Ignorance is not bliss. The hopelessly perpetuated statement that suggests otherwise is possibly the biggest fallacy of all time. It is my firm belief that the majority of one's life should be spent persuing knowledge. Thomas Jefferson insisted that nothing should be permitted to stand between myself and the pursuit of happiness, and if we were somehow able to ask Mr. Jefferson, I'm certain he would say that the pursuit of knowledge is more unalienable than the pursuit of a lifetime of intellectual darkness and Andy Milonakis Show reruns. Even so, the ultimate fact of the matter is that there is something highly exciting about uncertanty; something absolutely romantic about simply not knowing.

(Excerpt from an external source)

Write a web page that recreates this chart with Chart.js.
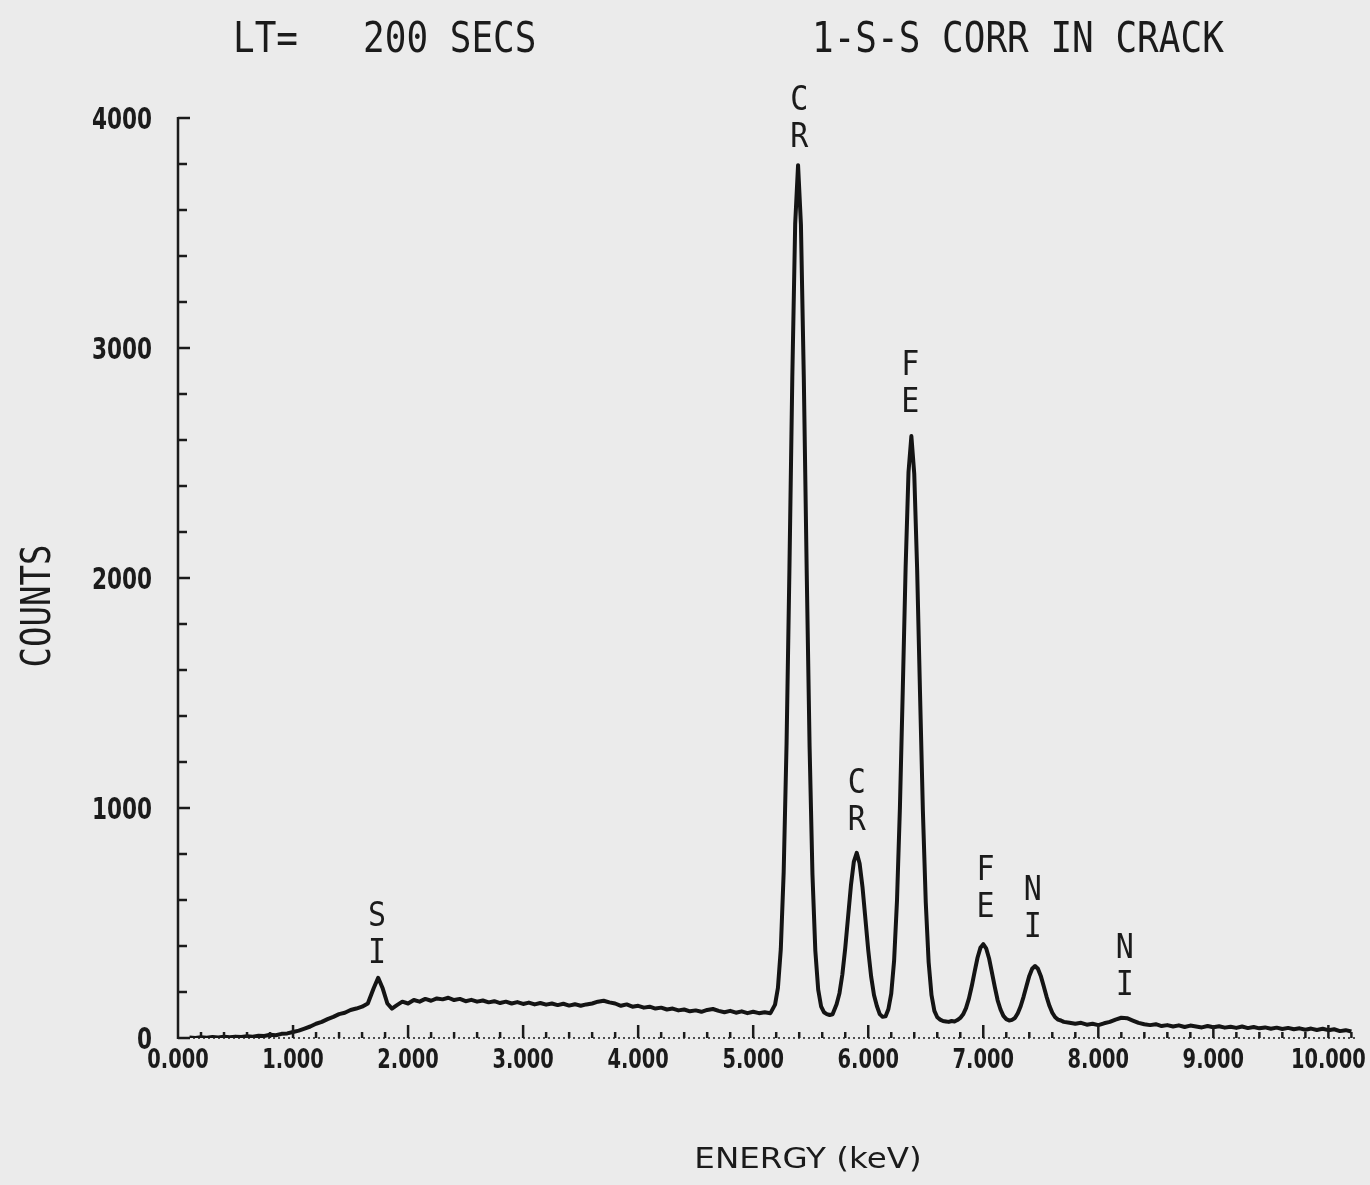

A couple months ago I went out for a night with some friends. The night started with drinking a bottle of wine with a friend of mine. We arrived at a party, and another bottle of wine was consumed. Tequilla shots were had. Mixed drinks were made and consumed. Beer pong was played. The next morning, my friend and I experienced and interesting phenominon. The night before, my car was left at his dorm. We took his car to the party. Upon waking, we discovered ourselves, not at the place of the party we attended (A college apartment complex on the west side of the city of Louisville), but at my friend's dorm at a college on the eastern side of Louisville. His car was where we left it, on the west side, and my car was on the east side. With no recollection of how we got from one place to the other, a head still murkey from mixing no less than 3 types of alcohol, and a stomach that was not sure of itself, I woke up on a couch I was primarily unfamilair with. I would soon recognize where I was, but for a brief, fleeting moment, I was shrouded in uncertanty. I was truely alive.
I imagine moments like those are truely indicative of what it is like to be an animal. I imagine being a wolf is a lot like waking up in a strange place mostly hungover and partially drunk on a couch you dont recognize. I imagine the life of a wild animal is full of moments when you are intensely alert, and helplessly confused. When you have no idea what is happening or what has happened, or what may happen, everything seems much more important. Colors are brighter, sounds are louder, endorphines run wild, and adrenaline rages.
I'm not suggesting that a life is best lived one head-trauma to the next, filling the space between with a revolving door of substances and strange (hopefully) warm bodies, but I feel like the occasional overload of the senses is manditory in order to fully appreciate all the senses.
So, that having been said, I plan on waking up on someone's floor January 1st, 2010.